In collaboration with various coworkers, I investigated the roles of three other clock expressed neuropeptides for the generation of behavioral rhythms and the partly published, partly unpublished data are presented in this thesis. Thereby, I focused on the Neuropeptide F (NPF), short Neuropeptide F (sNPF) and the Ion Transport Peptide (ITP). We show that part of the neuropeptide composition within the clock network seems to be conserved among different Drosophila species. However, the PDF expression pattern in certain neurons varied in species deriving from lower latitudes compared to higher latitudes. Together with findings on the behavioral level provided by other people, these data suggest that different species may have altered certain properties of their clocks - like the neuropeptide expression in certain neurons - in order to adapt their behavior to different habitats.
We then investigated locomotor rhythms in Drosophila melanogaster flies, in which neuropeptide circuits were genetically manipulated either by cell ablation or RNA interference (RNAi). We found that none of the investigated neuropeptides seems to be of equal importance for circadian locomotor rhythms as PDF. PDF had been previously shown to be necessary for rhythm maintenance in constant darkness (DD) as well as for the generation of morning (M) activity and for the right phasing of the evening (E) activity in entrained conditions. We now demonstrate that NPF and ITP seem to promote E activity in entrained conditions, but are clearly not the only factors doing so. In addition, ITP seems to reduce nighttime activity. Further, ITP and possibly also sNPF constitute weak period shortening components in DD, thereby opposing the effect of PDF. However, neither NPF or ITP, nor sNPF seem to be necessary in the clock neurons for maintaining rhythmicity in DD.
It had been previously suggested that PDF is released rhythmically from the dorsal projection terminals. Now we discovered a rhythm in ITP immunostaining in the dorsal projection terminals of the ITP+ clock neurons in LD, suggesting a rhythm in peptide release also in the case of ITP. Rhythmic release of both ITP and PDF seems to be important to maintain rhythmic behavior in DD, since constantly high levels of PDF and ITP in the dorsal protocerebrum lead to behavioral arrhythmicity.

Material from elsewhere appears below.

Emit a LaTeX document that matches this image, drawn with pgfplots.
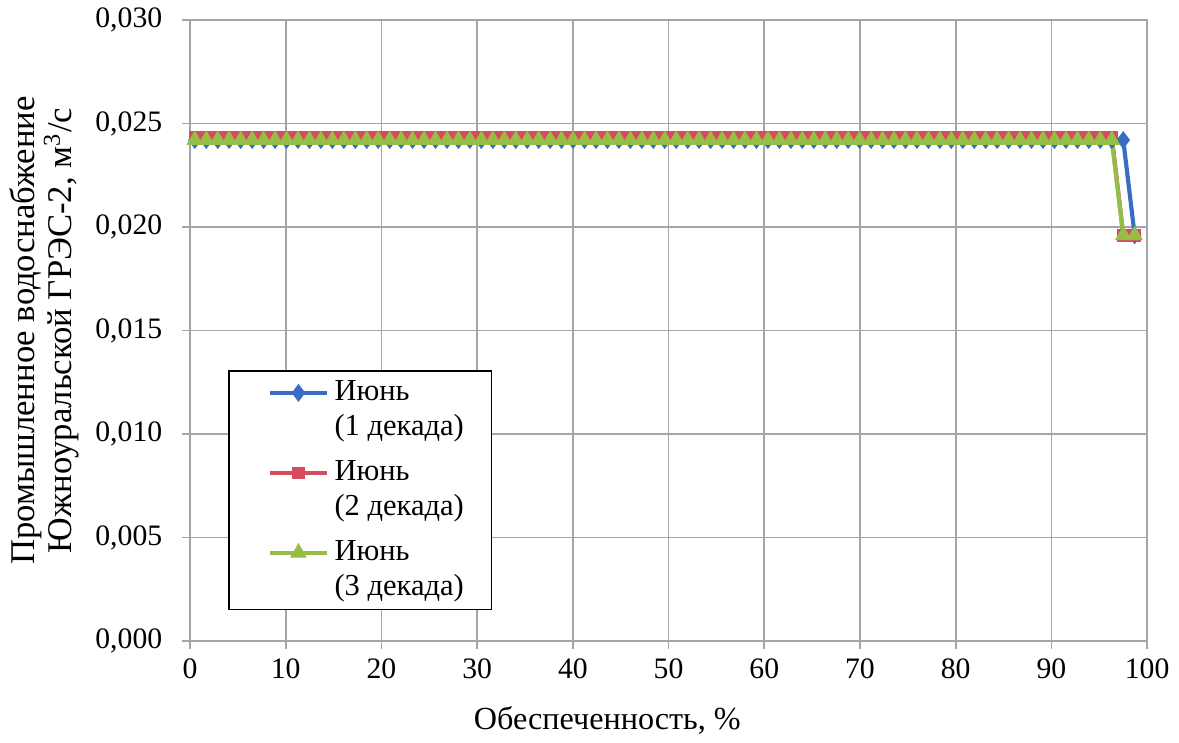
\documentclass[border=0pt]{standalone}
\usepackage{fontspec}
\setmainfont{Liberation Serif}
\usepackage{pgfplots}
\usepackage{pgfplotstable}
\pgfplotsset{compat=1.18}
\definecolor{sblue}{RGB}{55,110,195}
\definecolor{sred}{RGB}{215,75,95}
\definecolor{sgreen}{RGB}{150,190,70}
\definecolor{gridc}{RGB}{165,165,172}
\pgfplotstableread{
x b r g
0.50 0.0242 0.02435 0.0242
1.70 0.0242 0.02435 0.0242
2.90 0.0242 0.02435 0.0242
4.09 0.0242 0.02435 0.0242
5.29 0.0242 0.02435 0.0242
6.49 0.0242 0.02435 0.0242
7.69 0.0242 0.02435 0.0242
8.88 0.0242 0.02435 0.0242
10.08 0.0242 0.02435 0.0242
11.28 0.0242 0.02435 0.0242
12.48 0.0242 0.02435 0.0242
13.67 0.0242 0.02435 0.0242
14.87 0.0242 0.02435 0.0242
16.07 0.0242 0.02435 0.0242
17.27 0.0242 0.02435 0.0242
18.46 0.0242 0.02435 0.0242
19.66 0.0242 0.02435 0.0242
20.86 0.0242 0.02435 0.0242
22.06 0.0242 0.02435 0.0242
23.25 0.0242 0.02435 0.0242
24.45 0.0242 0.02435 0.0242
25.65 0.0242 0.02435 0.0242
26.85 0.0242 0.02435 0.0242
28.04 0.0242 0.02435 0.0242
29.24 0.0242 0.02435 0.0242
30.44 0.0242 0.02435 0.0242
31.64 0.0242 0.02435 0.0242
32.84 0.0242 0.02435 0.0242
34.03 0.0242 0.02435 0.0242
35.23 0.0242 0.02435 0.0242
36.43 0.0242 0.02435 0.0242
37.63 0.0242 0.02435 0.0242
38.82 0.0242 0.02435 0.0242
40.02 0.0242 0.02435 0.0242
41.22 0.0242 0.02435 0.0242
42.42 0.0242 0.02435 0.0242
43.61 0.0242 0.02435 0.0242
44.81 0.0242 0.02435 0.0242
46.01 0.0242 0.02435 0.0242
47.21 0.0242 0.02435 0.0242
48.40 0.0242 0.02435 0.0242
49.60 0.0242 0.02435 0.0242
50.80 0.0242 0.02435 0.0242
52.00 0.0242 0.02435 0.0242
53.19 0.0242 0.02435 0.0242
54.39 0.0242 0.02435 0.0242
55.59 0.0242 0.02435 0.0242
56.79 0.0242 0.02435 0.0242
57.98 0.0242 0.02435 0.0242
59.18 0.0242 0.02435 0.0242
60.38 0.0242 0.02435 0.0242
61.58 0.0242 0.02435 0.0242
62.78 0.0242 0.02435 0.0242
63.97 0.0242 0.02435 0.0242
65.17 0.0242 0.02435 0.0242
66.37 0.0242 0.02435 0.0242
67.57 0.0242 0.02435 0.0242
68.76 0.0242 0.02435 0.0242
69.96 0.0242 0.02435 0.0242
71.16 0.0242 0.02435 0.0242
72.36 0.0242 0.02435 0.0242
73.55 0.0242 0.02435 0.0242
74.75 0.0242 0.02435 0.0242
75.95 0.0242 0.02435 0.0242
77.15 0.0242 0.02435 0.0242
78.34 0.0242 0.02435 0.0242
79.54 0.0242 0.02435 0.0242
80.74 0.0242 0.02435 0.0242
81.94 0.0242 0.02435 0.0242
83.13 0.0242 0.02435 0.0242
84.33 0.0242 0.02435 0.0242
85.53 0.0242 0.02435 0.0242
86.73 0.0242 0.02435 0.0242
87.92 0.0242 0.02435 0.0242
89.12 0.0242 0.02435 0.0242
90.32 0.0242 0.02435 0.0242
91.52 0.0242 0.02435 0.0242
92.72 0.0242 0.02435 0.0242
93.91 0.0242 0.02435 0.0242
95.11 0.0242 0.02435 0.0242
96.31 0.0242 0.02435 0.0242
97.51 0.0242 0.0196 0.0196
98.70 0.0196 0.0196 0.0196
}\data
\begin{document}
\begin{tikzpicture}
\begin{axis}[
  scale only axis,
  width=345pt, height=223.9pt,
  xmin=0, xmax=100, ymin=0, ymax=0.030,
  xtick={0,10,...,100},
  ytick={0,0.005,0.010,0.015,0.020,0.025,0.030},
  scaled y ticks=false,
  yticklabel style={xshift=-3.6pt, /pgf/number format/.cd, fixed, fixed zerofill, precision=3, use comma},
  /pgf/number format/assume math mode=true,
  tick label style={font=\fontsize{10.7}{13}\selectfont},
  xlabel style={font=\fontsize{11.6}{13}\selectfont},
  ylabel style={font=\fontsize{12.5}{13.5}\selectfont},
  grid=major,
  major grid style={gridc, line width=0.6pt},
  axis line style={gridc, line width=0.6pt},
  tick style={gridc, line width=0.6pt},
  tick align=outside,
  major tick length=2.9pt,
  xtick pos=left, ytick pos=left,
  xlabel={Обеспеченность, \%},
  xlabel style={at={(axis description cs:0.436,-0.127)}, anchor=center},
  ylabel={Промышленное водоснабжение\\Южноуральской ГРЭС-2, м\textsuperscript{3}/с},
  ylabel style={at={(axis description cs:-0.152,0.5)}, anchor=center, align=center},
  legend style={at={(axis description cs:0.04,0.436)}, anchor=north west,
    draw=black, line width=0.6pt, font=\fontsize{11}{12.6}\selectfont,
    cells={align=left, anchor=west, inner xsep=0.5pt}, inner xsep=4pt, inner ysep=1.5pt, row sep=3.5pt},
  legend image code/.code={%
    \path (-10pt,-8pt) (20.5pt,8pt);
    \draw[mark repeat=2,mark phase=2] plot coordinates {(0pt,6.3pt) (10.25pt,6.3pt) (20.5pt,6.3pt)};},
]
\addplot[sblue, line width=1.5pt, mark=diamond*, mark size=2pt, mark options={solid}] table[x=x,y=b]{\data};
\addlegendentry{Июнь\\(1 декада)\hspace*{4pt}}
\addplot[sred, line width=1.5pt, mark=square*, mark size=1.5pt, mark options={solid}] table[x=x,y=r]{\data};
\addlegendentry{Июнь\\(2 декада)\hspace*{4pt}}
\addplot[sgreen, line width=1.5pt, mark=triangle*, mark size=2pt, mark options={solid}] table[x=x,y=g]{\data};
\addlegendentry{Июнь\\(3 декада)\hspace*{4pt}}
\coordinate (bl) at (rel axis cs:0,0);
\coordinate (tr) at (rel axis cs:1,1);
\end{axis}
\pgfresetboundingbox
\path ([shift={(-68.5pt,-36.4pt)}]bl) rectangle ([shift={(11.5pt,7.2pt)}]tr);
\end{tikzpicture}
\end{document}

Applying live-imaging techniques we further demonstrate that sNPF acts in an inhibitory way on few clock neurons, including some that are also activated by PDF, suggesting that it acts as signaling molecule within the clock network and has opposing effects to PDF. NPF did only evoke very little inhibitory responses in very few clock neurons, suggesting that it might rather be used as a clock output factor. We were not able to apply the same live-imaging approach for the investigation of the clock neuron responsiveness to ITP, but overexpression of ITP with various driver lines showed that the peptide most likely acts mainly in clock output pathways rather than inter-clock neuron communication.
Taking together, I conclude that all investigated peptides contribute to the control of locomotor rhythms in the fruitfly Drosophila melanogaster. However, this control is in most aspects dominated by the actions of PDF and rather only fine-tuned or complemented by the other peptides. I assume that there is a high complexity in spatial and temporal action of the different neuropeptides in order to ensure correct signal processing within the clock network as well as clock output.